Again, skipped a few days. Not for lack of content. And now, it’s late. I’m tired. I feel obligated to say something. I don’t think I could do a good job. So write about what I should write about?
Friday (yesterday) was my last day at United Way. The cards my co-workers gave me were so sweet. I received long and deep hugs from people who have told me that I’ve mattered to them. There were tears. There’s a lot to write about – I think.
On Thursday night I saw the band Vapors of Morphine. They put on a great show. I need to write that up.
On Tuesday I overheard a woman being bossy and – I want to write a poem about that.
Tonight, or earlier today, I was thinking about two moments. The moment I proposed to my ex-fiancee, B, and the moment she left. I’ve been trying to mentally stop time around those two moments, capture the details, explore and explode those fractions of time… another poem?
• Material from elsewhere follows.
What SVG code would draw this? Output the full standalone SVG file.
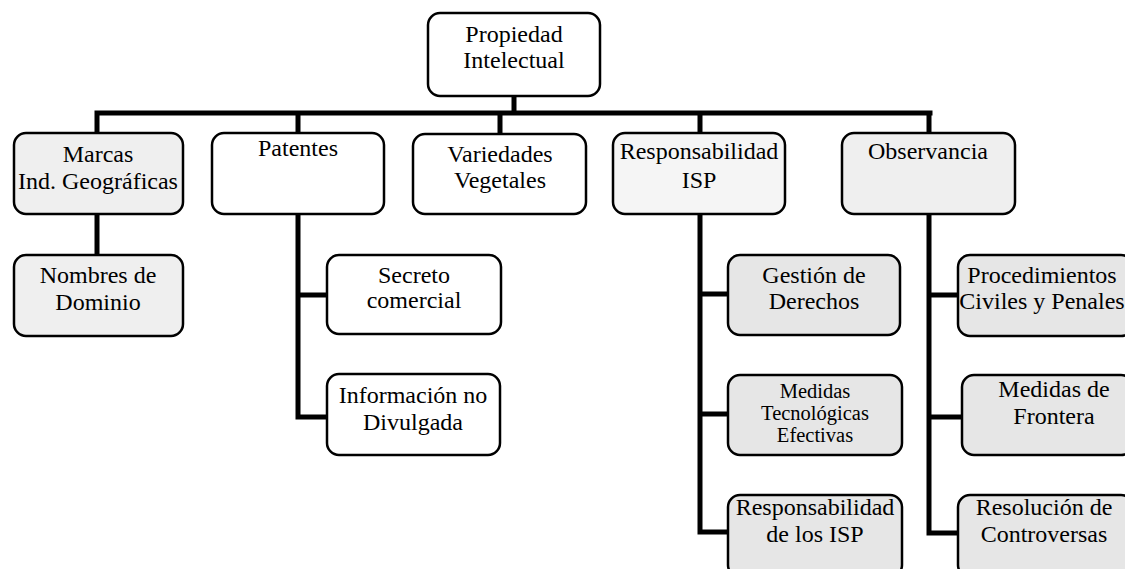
<svg xmlns="http://www.w3.org/2000/svg" width="1125" height="569" viewBox="0 0 1125 569">
<style>
.box{stroke:#000;stroke-width:2.5;fill:#fff}
.g1{fill:#efefef}
.g2{fill:#f5f5f5}
.g3{fill:#e6e6e6}
text{font-family:'Liberation Serif','Times New Roman','DejaVu Serif',serif;font-size:24px;fill:#000;text-anchor:middle}
.sm{font-size:20.5px}
.c{stroke:#000;stroke-width:5;fill:none;stroke-linecap:square}
</style>
<rect width="1125" height="569" fill="#fff"/>
<g id="connectors">
<path class="c" d="M514 96V113M97 113H930M97 113V133M298 113V133M500 113V134M700 113V133M929 113V133"/>
<path class="c" d="M97 214V255"/>
<path class="c" d="M298 214V417M298 295H327M298 417H327"/>
<path class="c" d="M700 214V532M700 294H728M700 414H728M700 532H728"/>
<path class="c" d="M929 214V533M929 295H958M929 417H962M929 533H958"/>
</g>
<g font-family="Liberation Serif, serif">
<g id="n-propiedad"><rect class="box" x="428" y="13" width="172" height="83" rx="12"/><text x="514" y="42">Propiedad</text><text x="514" y="68">Intelectual</text></g>
<g id="n-marcas"><rect class="box g1" x="14" y="133" width="169" height="81" rx="12"/><text x="98" y="162">Marcas</text><text x="98" y="189">Ind. Geográficas</text></g>
<g id="n-patentes"><rect class="box" x="212" y="133" width="172" height="81" rx="12"/><text x="298" y="156">Patentes</text></g>
<g id="n-variedades"><rect class="box" x="413" y="134" width="173" height="80" rx="12"/><text x="500" y="162">Variedades</text><text x="500" y="188">Vegetales</text></g>
<g id="n-respisp"><rect class="box g2" x="613" y="133" width="172" height="81" rx="12"/><text x="699" y="159">Responsabilidad</text><text x="699" y="188">ISP</text></g>
<g id="n-observancia"><rect class="box g1" x="842" y="133" width="173" height="81" rx="12"/><text x="928" y="159">Observancia</text></g>
<g id="n-nombres"><rect class="box g1" x="14" y="255" width="169" height="81" rx="12"/><text x="98" y="283">Nombres de</text><text x="98" y="310">Dominio</text></g>
<g id="n-secreto"><rect class="box" x="327" y="255" width="174" height="79" rx="12"/><text x="414" y="283">Secreto</text><text x="414" y="308">comercial</text></g>
<g id="n-informacion"><rect class="box" x="327" y="374" width="173" height="81" rx="12"/><text x="413" y="403">Información no</text><text x="413" y="430">Divulgada</text></g>
<g id="n-gestion"><rect class="box g3" x="728" y="255" width="172" height="80" rx="12"/><text x="814" y="283">Gestión de</text><text x="814" y="309">Derechos</text></g>
<g id="n-medidastec"><rect class="box g3" x="728" y="375" width="174" height="80" rx="12"/><text class="sm" x="815" y="398">Medidas</text><text class="sm" x="815" y="420">Tecnológicas</text><text class="sm" x="815" y="442">Efectivas</text></g>
<g id="n-respisp2"><rect class="box g3" x="728" y="495" width="174" height="82" rx="12"/><text x="815" y="515">Responsabilidad</text><text x="815" y="542">de los ISP</text></g>
<g id="n-procedimientos"><rect class="box g3" x="958" y="255" width="175" height="81" rx="12"/><text x="1042" y="283">Procedimientos</text><text x="1042" y="309">Civiles y Penales</text></g>
<g id="n-frontera"><rect class="box g3" x="962" y="375" width="171" height="80" rx="12"/><text x="1054" y="397">Medidas de</text><text x="1054" y="424">Frontera</text></g>
<g id="n-resolucion"><rect class="box g3" x="958" y="495" width="175" height="82" rx="12"/><text x="1044" y="515">Resolución de</text><text x="1044" y="542">Controversas</text></g>
</g>
</svg>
Worthy of further thought.
Tonight I talked to my friend John for the first time in a while – also worth a post.
I need to get more serious and disciplined with my time if I want to write everyday. I feel like I’m not even putting in the full effort to my enso. Though I did like this one….
For now, it’s bed. Tomorrow is a new day. I hope to have a relaxing morning of coffee – I will do and feel as I do every weekend morning- missing B. Our mornings were the best. If you ever read this B…. I miss you. I miss our mornings.